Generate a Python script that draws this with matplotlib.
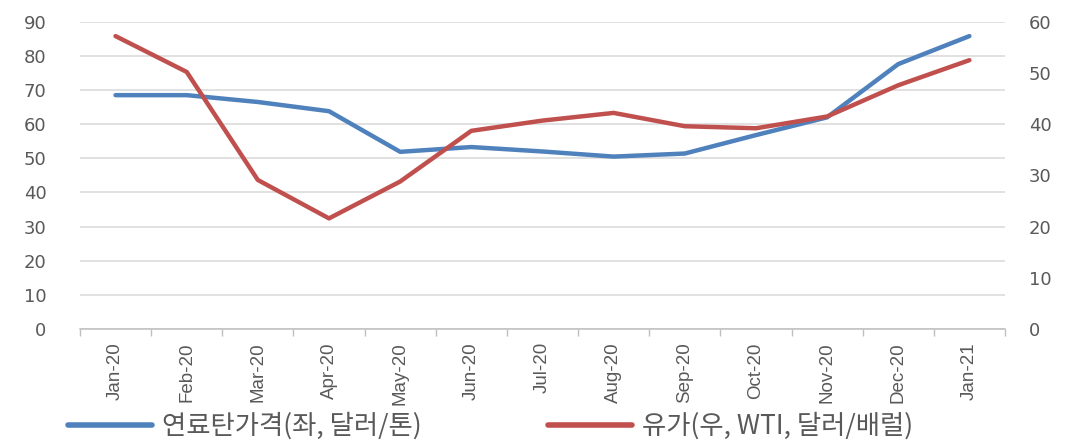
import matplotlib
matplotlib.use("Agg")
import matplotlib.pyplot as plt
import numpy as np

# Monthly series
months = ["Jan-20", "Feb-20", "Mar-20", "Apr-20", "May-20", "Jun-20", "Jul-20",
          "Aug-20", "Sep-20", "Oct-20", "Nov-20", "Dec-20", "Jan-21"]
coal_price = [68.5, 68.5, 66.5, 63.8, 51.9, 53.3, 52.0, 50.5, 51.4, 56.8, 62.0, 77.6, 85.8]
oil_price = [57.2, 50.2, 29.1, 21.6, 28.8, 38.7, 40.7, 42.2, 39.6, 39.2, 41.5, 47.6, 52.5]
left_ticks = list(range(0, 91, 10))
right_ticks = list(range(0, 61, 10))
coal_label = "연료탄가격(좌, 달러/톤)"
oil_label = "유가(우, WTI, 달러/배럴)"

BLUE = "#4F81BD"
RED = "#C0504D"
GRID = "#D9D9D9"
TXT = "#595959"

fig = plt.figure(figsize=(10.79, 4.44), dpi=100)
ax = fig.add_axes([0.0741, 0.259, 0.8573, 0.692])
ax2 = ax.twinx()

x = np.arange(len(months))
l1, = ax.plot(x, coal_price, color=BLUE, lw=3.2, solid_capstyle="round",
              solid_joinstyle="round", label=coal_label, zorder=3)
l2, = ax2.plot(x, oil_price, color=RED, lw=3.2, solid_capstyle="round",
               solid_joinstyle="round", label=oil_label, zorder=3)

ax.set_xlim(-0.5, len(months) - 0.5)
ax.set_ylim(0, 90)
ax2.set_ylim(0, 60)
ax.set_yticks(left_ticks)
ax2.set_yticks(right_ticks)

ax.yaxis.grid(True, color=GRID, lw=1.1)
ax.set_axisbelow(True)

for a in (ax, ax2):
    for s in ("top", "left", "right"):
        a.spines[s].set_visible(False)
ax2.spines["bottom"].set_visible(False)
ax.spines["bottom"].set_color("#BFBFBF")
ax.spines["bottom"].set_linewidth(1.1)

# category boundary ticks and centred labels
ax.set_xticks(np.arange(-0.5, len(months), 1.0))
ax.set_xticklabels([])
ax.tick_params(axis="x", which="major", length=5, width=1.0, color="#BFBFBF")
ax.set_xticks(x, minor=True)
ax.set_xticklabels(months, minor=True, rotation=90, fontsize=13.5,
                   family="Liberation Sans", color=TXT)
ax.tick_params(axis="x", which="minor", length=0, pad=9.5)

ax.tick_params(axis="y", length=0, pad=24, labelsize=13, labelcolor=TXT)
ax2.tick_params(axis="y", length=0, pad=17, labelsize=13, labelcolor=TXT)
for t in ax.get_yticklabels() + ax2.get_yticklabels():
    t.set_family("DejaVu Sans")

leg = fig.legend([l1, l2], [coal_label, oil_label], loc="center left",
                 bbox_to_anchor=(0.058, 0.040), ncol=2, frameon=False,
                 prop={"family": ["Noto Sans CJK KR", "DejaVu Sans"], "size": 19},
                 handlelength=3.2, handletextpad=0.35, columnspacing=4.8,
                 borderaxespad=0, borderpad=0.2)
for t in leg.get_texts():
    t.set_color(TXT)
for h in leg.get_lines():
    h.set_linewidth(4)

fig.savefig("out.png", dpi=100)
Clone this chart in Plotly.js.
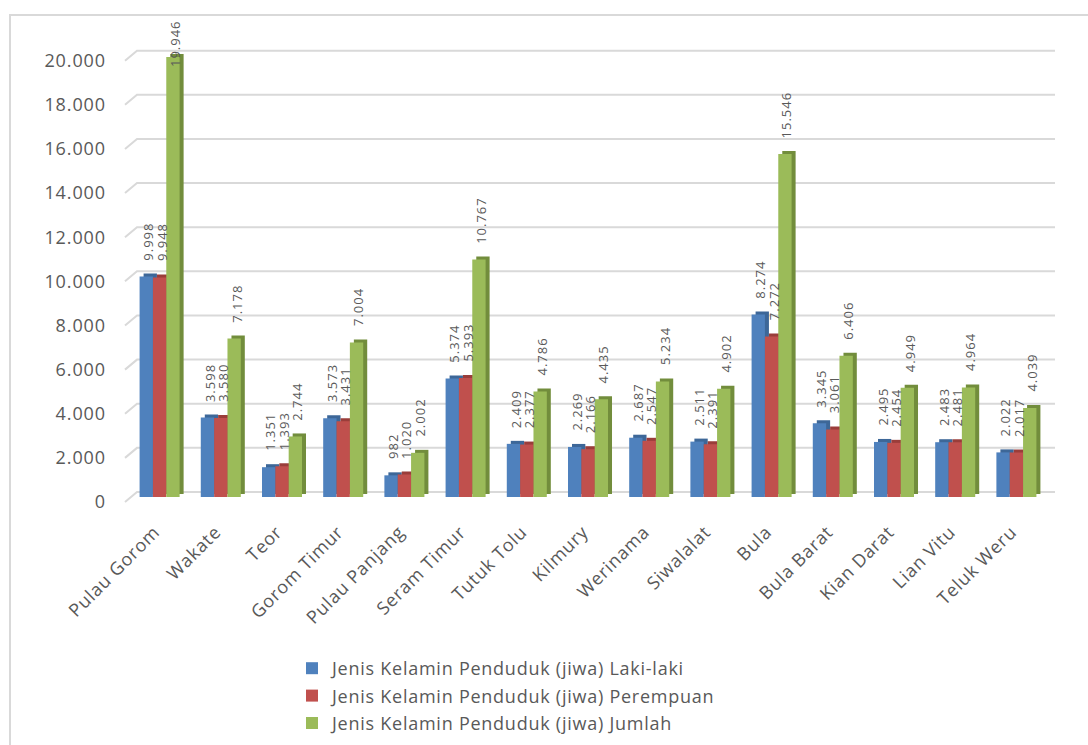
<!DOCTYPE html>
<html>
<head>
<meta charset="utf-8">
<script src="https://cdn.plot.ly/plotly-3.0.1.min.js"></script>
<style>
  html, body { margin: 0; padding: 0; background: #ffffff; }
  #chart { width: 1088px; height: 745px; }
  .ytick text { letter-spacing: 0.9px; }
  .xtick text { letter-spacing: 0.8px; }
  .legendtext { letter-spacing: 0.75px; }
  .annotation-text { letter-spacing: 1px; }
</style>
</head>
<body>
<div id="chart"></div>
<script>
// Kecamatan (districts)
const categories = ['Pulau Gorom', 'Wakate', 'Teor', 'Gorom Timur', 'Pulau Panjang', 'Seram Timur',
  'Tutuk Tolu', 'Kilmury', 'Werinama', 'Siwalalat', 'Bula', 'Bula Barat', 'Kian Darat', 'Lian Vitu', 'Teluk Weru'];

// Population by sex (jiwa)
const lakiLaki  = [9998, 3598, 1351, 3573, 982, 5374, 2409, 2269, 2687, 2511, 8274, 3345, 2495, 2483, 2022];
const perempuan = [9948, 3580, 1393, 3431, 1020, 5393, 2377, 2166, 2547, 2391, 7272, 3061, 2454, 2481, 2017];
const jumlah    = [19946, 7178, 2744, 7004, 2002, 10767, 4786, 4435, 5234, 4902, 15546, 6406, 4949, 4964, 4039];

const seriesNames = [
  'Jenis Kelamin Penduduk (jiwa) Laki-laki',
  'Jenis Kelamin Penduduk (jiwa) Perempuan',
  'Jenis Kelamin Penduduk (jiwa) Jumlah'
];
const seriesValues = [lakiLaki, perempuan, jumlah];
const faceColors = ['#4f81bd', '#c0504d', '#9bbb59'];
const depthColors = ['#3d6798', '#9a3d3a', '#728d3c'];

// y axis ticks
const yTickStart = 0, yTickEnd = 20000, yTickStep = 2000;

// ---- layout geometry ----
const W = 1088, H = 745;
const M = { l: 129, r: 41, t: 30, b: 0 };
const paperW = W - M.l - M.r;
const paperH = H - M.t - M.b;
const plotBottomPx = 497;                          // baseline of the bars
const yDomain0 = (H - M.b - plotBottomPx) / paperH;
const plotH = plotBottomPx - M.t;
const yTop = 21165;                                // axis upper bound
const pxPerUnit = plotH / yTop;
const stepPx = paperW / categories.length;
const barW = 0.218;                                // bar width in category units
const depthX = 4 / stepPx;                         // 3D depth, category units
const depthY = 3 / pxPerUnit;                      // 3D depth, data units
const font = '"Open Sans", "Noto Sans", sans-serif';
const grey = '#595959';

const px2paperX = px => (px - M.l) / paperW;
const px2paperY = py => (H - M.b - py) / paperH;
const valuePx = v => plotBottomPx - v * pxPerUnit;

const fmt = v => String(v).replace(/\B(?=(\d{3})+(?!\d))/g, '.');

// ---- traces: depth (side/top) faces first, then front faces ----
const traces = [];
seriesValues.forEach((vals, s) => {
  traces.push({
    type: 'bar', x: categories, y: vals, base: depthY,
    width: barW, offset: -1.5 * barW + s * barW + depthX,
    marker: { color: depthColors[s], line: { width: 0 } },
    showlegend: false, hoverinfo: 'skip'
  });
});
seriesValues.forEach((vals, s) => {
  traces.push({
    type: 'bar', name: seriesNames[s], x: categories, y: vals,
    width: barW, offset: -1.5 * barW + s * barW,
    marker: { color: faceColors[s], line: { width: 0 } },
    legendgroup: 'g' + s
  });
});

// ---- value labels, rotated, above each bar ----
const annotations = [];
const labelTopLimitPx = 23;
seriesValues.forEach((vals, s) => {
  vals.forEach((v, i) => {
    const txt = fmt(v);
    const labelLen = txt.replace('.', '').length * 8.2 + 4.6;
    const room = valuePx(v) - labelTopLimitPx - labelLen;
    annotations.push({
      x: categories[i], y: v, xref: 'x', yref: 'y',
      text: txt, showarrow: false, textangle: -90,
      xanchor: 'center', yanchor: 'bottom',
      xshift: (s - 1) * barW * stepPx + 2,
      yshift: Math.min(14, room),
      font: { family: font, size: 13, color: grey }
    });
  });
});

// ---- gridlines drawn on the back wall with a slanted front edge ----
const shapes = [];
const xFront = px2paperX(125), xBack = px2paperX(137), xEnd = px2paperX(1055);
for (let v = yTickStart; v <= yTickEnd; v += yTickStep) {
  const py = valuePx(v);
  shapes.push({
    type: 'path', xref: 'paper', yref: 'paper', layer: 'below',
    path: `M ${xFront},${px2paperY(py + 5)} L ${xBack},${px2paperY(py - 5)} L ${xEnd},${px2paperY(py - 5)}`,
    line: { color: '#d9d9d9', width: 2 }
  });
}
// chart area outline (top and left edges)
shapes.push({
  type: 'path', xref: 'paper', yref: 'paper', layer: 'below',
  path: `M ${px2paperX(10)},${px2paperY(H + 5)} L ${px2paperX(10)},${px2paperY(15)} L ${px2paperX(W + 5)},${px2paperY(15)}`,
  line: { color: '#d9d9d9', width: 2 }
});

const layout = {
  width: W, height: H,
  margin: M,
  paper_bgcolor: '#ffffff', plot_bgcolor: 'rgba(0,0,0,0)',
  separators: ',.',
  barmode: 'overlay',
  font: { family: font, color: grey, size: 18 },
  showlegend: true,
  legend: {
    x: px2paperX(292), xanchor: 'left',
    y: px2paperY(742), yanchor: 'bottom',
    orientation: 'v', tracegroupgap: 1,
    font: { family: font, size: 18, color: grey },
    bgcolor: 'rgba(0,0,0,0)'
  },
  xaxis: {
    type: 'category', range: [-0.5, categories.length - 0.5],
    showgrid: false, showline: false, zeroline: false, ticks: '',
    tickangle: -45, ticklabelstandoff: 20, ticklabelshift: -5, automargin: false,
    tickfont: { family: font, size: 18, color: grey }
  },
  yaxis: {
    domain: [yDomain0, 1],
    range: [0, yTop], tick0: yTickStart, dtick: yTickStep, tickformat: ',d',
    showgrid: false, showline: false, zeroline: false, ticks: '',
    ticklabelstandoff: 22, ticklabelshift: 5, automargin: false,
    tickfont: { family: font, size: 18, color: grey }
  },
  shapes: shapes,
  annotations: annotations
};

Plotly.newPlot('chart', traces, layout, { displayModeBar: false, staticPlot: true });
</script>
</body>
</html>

-*-*-

**What you will do**
Only the lines from the start of the entries above to the line containing "import numpy as np" are to be given again, exactly and with both ends included; pictures are excluded.

**Result below**
Generate a Python script that draws this with matplotlib.
import matplotlib
matplotlib.use("Agg")
import matplotlib.pyplot as plt
import numpy as np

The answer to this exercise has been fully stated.